Tworzy to zaczarowany krąg popytu (popyt jest mały, bo przewiduje się, że będzie niewielki, a przewiduje się, że będzie niewielki, bo jest mały). Dlatego na Ziemi praktycznie nie występuje znana na Marsie i czasami uciążliwa inflacja. Co charakterystyczne, nie ma fizycznych przepływów liczmana między sektorem hazardowym a realnym. Rozkwit na rynku hazardowym nie wpływa w ogóle na realną koniunkturę (indeksy giełdowe wzrosły w ciągu czterech lat o połowę przy stagnacji PKB). Natomiast w kierunku przeciwnym jest to zależność negatywna, bo poprawa koniunktury realnej grozi zmniejszeniem ilości skupowanych sztonów i powoduje spadek ich cen. Kolejnym przeznaczeniem pieniądza jest finansowanie deficytu budżetowego. Jest to deficyt stały, wynikający przede wszystkim z tego, że w przeszłości też był deficyt i skumulował się w postaci długu publicznego. Wydatki budżetu są wprawdzie dodatkowym źródłem emisji pieniądza, ale źródło to może być neutralizowane przez próby redukcji niedoboru ograniczające popyt. Dlatego, pozornie paradoksalnie, kraj o najwyższym deficycie, bo wynoszącym 10 proc. PKB, ma jednocześnie największą, bo 2-proc. deflację. To sprawia, że tworzy się zaczarowany krąg deficytu (kraj ma duży deficyt, bo ogranicza deficyt i w wyniku tego malejące dochody powiększają deficyt). Tu bowiem liczmana się nie unieważnia, chociaż prawdopodobnie w przyszłości stanie się to koniecznością. Bo wedle marsjańskich prognoz, w 2020 r. pierwszy kraj będzie miał koszty obsługi przekraczające 100 proc. możliwych do uzyskania dochodów.
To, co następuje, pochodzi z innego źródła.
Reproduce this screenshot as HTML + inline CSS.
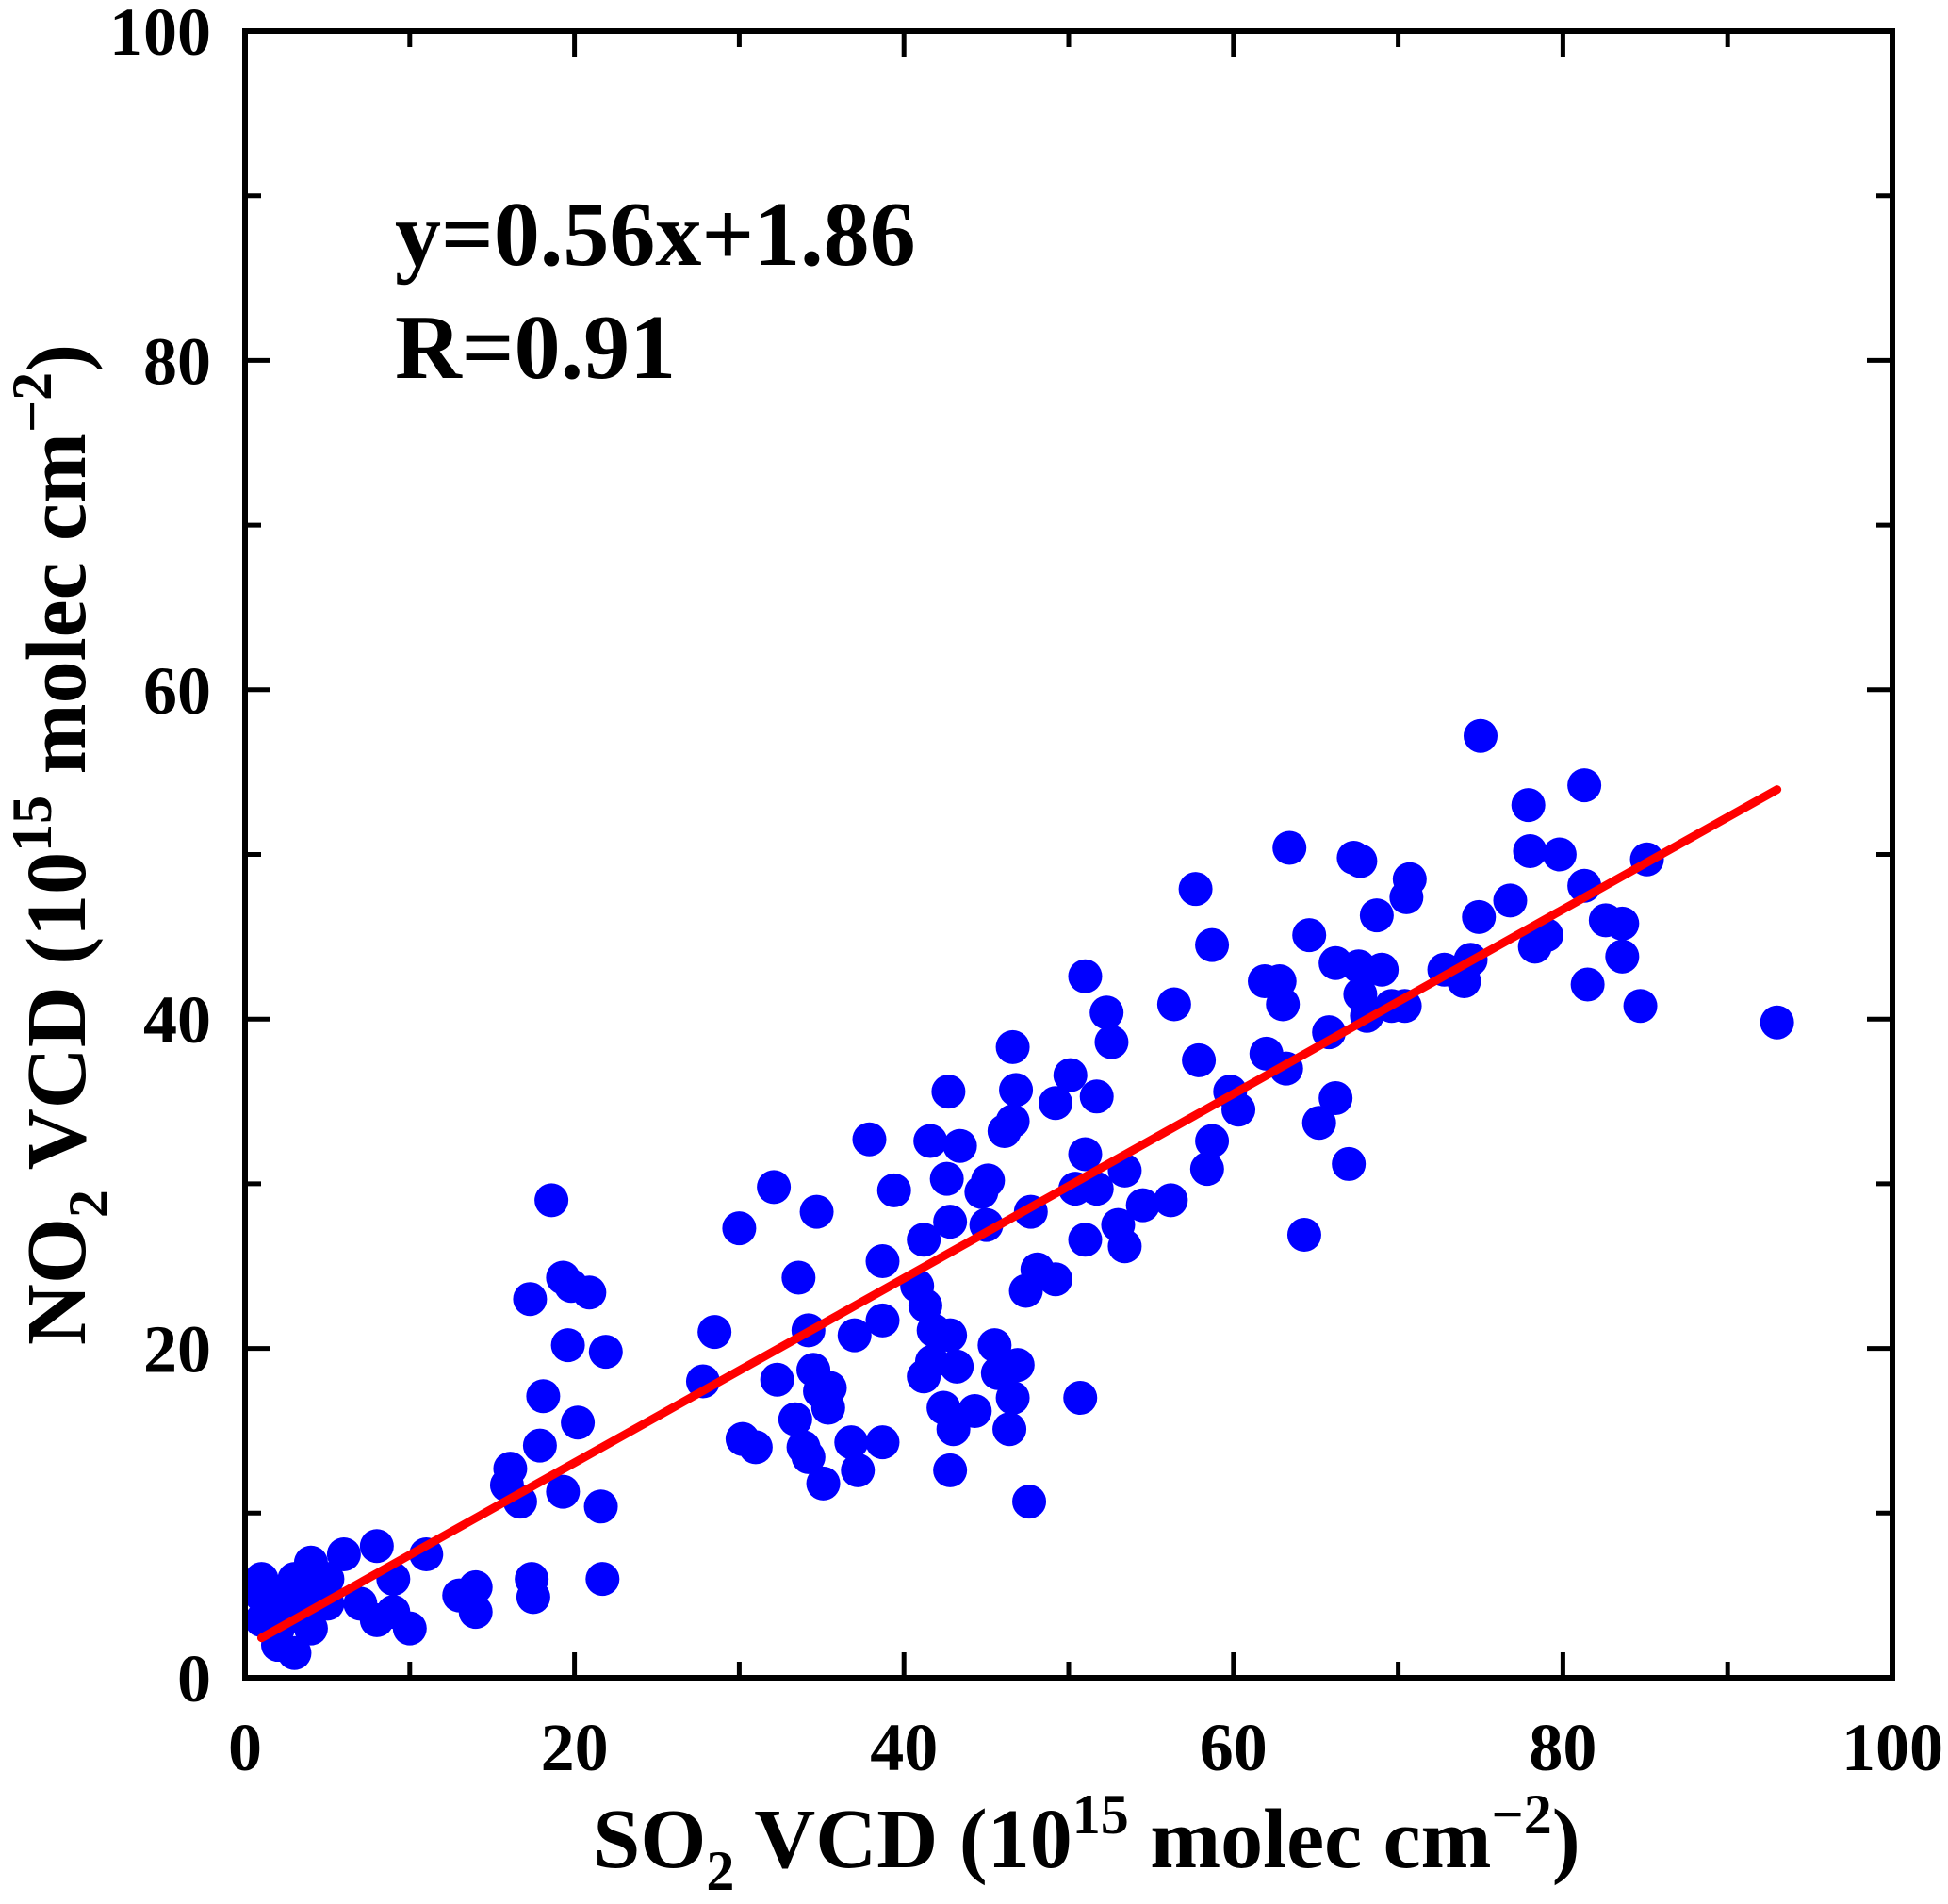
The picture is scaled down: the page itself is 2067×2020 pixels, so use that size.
<!DOCTYPE html>
<html><head><meta charset="utf-8"><style>
html,body{margin:0;padding:0;background:#fff;}
svg{display:block;font-family:"Liberation Serif",serif;font-weight:bold;}
</style></head><body>
<svg id="chart" width="2067" height="2020" viewBox="0 0 2067 2020">
<g id="ticks"></g>
<g id="points"></g>
<g id="fit"></g>
<rect x="260" y="33" width="1748" height="1747" fill="none" stroke="#000" stroke-width="6"/>
<g id="labels"></g>
<text x="419" y="281" font-size="98">y=0.56x+1.86</text>
<text x="419" y="401" font-size="98">R=0.91</text>
<text x="1153" y="1981" font-size="90" text-anchor="middle">SO<tspan font-size="60" dy="24">2</tspan><tspan dy="-24"> VCD (10</tspan><tspan font-size="60" dy="-36">15</tspan><tspan dy="36"> molec cm</tspan><tspan font-size="60" dy="-36">−2</tspan><tspan dy="36">)</tspan></text>
<text transform="translate(90,896) rotate(-90)" font-size="90" text-anchor="middle">NO<tspan font-size="60" dy="24">2</tspan><tspan dy="-24"> VCD (10</tspan><tspan font-size="60" dy="-36">15</tspan><tspan dy="36"> molec cm</tspan><tspan font-size="60" dy="-36">−2</tspan><tspan dy="36">)</tspan></text>
</svg>
<script>
const xTicks = [0, 20, 40, 60, 80, 100];
const yTicks = [0, 20, 40, 60, 80, 100];
const xData = [1,1.5,1,2,3,2,3,3,4,4,5,5,6,2,1,4,7,8,8,9,9,10,11,13,14,14,
17.4,17.5,17.3,18.1,17.9,16.1,15.9,16.7,18.6,19.3,19.8,20.9,19.6,20.2,19.3,21.9,21.6,21.7,
27.8,28.5,30,30.2,31,32.1,32.3,33.6,34.2,33.4,33.9,34.2,34.7,34.5,34.9,35.5,35.4,35.1,36.8,37,37.2,37.9,38.7,38.7,38.7,39.4,
40.8,41.2,41.2,41.3,41.6,41.7,41.8,42.4,42.7,42.6,42.8,42.8,43.2,42.8,43,43.4,44.3,44.7,45.1,45,45.5,45.7,46.1,46.6,46.6,46.8,46.6,46.4,46.9,47.4,47.7,47.6,48.1,49.2,49.2,
50.1,50.7,51,51,51,50.4,51.7,51.7,52.3,52.6,53,53.4,53.4,54.5,56.2,56.4,57.7,57.9,58.4,58.7,58.7,59.8,60.3,
61.9,62,62.8,63,63.2,63.4,64.3,64.6,65.2,65.8,66.2,66.2,67,67.3,67.7,67.6,67.7,68.1,68.7,69,69.6,70.4,70.5,70.7,
72.8,74,74.4,74.9,75,76.8,77.9,78,78.3,79,79.8,81.3,81.3,81.5,82.6,83.6,83.6,84.7,85.1,93];
const yData = [6,4,3.5,2,1.5,5,4,6,7,5,6,4.5,7.5,3,5,3,4.5,8,3.5,6,4,3,7.5,5,4,5.5,
6,4.9,23,17.1,14.1,12.7,11.7,10.7,29,24.3,23.8,23.4,20.2,15.5,11.3,19.8,10.4,6,
18,21,27.3,14.5,14,29.8,18.1,24.3,21.1,15.7,14,13.4,28.3,18.7,17.4,17.6,16.4,11.8,14.3,20.8,12.6,32.7,25.3,21.7,14.3,29.6,
23.8,26.6,18.3,22.6,32.6,19.2,21.1,16.4,35.6,30.3,27.7,20.8,18.9,12.6,15.1,32.3,16.2,29.5,30.2,27.5,20.2,18.5,33.2,33.8,38.3,35.7,17,15.1,19,23.5,28.3,10.7,24.8,24.2,34.9,
36.6,17,42.6,31.8,26.6,29.7,35.3,29.7,40.4,38.6,27.5,26.2,30.8,28.7,29,40.9,47.9,37.5,30.9,44.5,32.6,35.6,34.5,
42.3,37.9,42.3,40.9,37,50.4,26.9,45.1,33.7,39.2,43.4,35.2,31.2,49.8,49.6,43.2,41.5,40.2,46.3,43,40.8,40.8,47.4,48.5,
43,42.3,43.6,46.2,57.2,47.2,53,50.2,44.4,45.1,50,54.2,48.1,42.1,46,45.8,43.8,40.8,49.7,39.8];
const fitSlope = [0.56];
const fitIntercept = [1.86];
const fitRange = [1, 93];

const X0=260,X1=2008,Y0=1780,Y1=33;
const sx = v => X0 + (v-0)/(100-0)*(X1-X0);
const sy = v => Y0 - (v-0)/(100-0)*(Y0-Y1);
const NS='http://www.w3.org/2000/svg';
function mk(tag, attrs, parent){const e=document.createElementNS(NS,tag);for(const k in attrs)e.setAttribute(k,attrs[k]);parent.appendChild(e);return e;}
const tg=document.getElementById('ticks'), lg=document.getElementById('labels');
for(let v=0; v<=100; v+=10){
  const major = v%20===0, L = major?27:17;
  const x=sx(v), y=sy(v);
  let t;
  t=mk('line',{x1:x,y1:Y0,x2:x,y2:Y0-L,stroke:'#000','stroke-width':5},tg);
  
  
  t=mk('line',{x1:x,y1:Y1,x2:x,y2:Y1+L,stroke:'#000','stroke-width':5},tg);
  
  
  t=mk('line',{x1:X0,y1:y,x2:X0+L,y2:y,stroke:'#000','stroke-width':5},tg);
  
  
  t=mk('line',{x1:X1,y1:y,x2:X1-L,y2:y,stroke:'#000','stroke-width':5},tg);
  
  
}
xTicks.forEach(v=>{
  const t=mk('text',{x:sx(v),y:1878,'font-size':72,'text-anchor':'middle'},lg);
  t.textContent=v;
  
  
});
yTicks.forEach(v=>{
  const t=mk('text',{x:224,y:sy(v)+25,'font-size':72,'text-anchor':'end'},lg);
  t.textContent=v;
  
  
});
const pg=document.getElementById('points');
xData.forEach((xv,i)=>{
  const c=mk('circle',{cx:sx(xv),cy:sy(yData[i]),r:18,fill:'#0000ff'},pg);
  
  
});
const fl=mk('line',{x1:sx(fitRange[0]),y1:sy(fitSlope[0]*fitRange[0]+fitIntercept[0]),x2:sx(fitRange[1]),y2:sy(fitSlope[0]*fitRange[1]+fitIntercept[0]),stroke:'#ff0000','stroke-width':9,'stroke-linecap':'round'},document.getElementById('fit'));


</script>
</body></html>
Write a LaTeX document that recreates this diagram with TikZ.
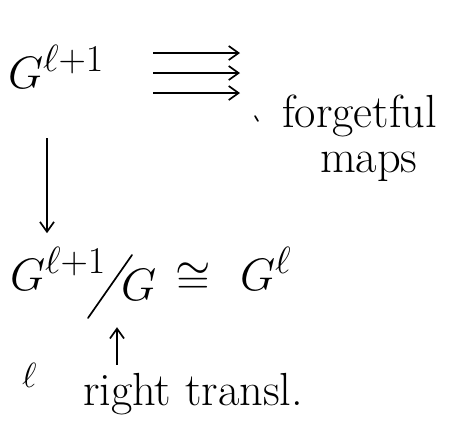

Marsjanie są przyzwyczajeni do tego, że ilość pieniądza jest określana przez wartość towarów przeznaczonych do wymiany, instytucje finansowe zajmują się udzielaniem kredytów pod inwestycje w sferze realnej gospodarki, a w finansach publicznych obowiązuje złota zasada: co prawda deficyt nie jest prawnie zakazany, ale rząd, który zaproponowałby niezrównoważony budżet, zapadłby się ze wstydu pod Marsa. Dlatego niewiele rozumieją z tego, co się dzieje na Ziemi. Dziwi ich tylko, że w obowiązujących podręcznikach gospodarka opisywana jest w sposób zgodny z ich wizją. Niestety, nie zauważyli, że owe podręczniki coraz częściej przestawiane są z działu: ekonomia do działu fantasy.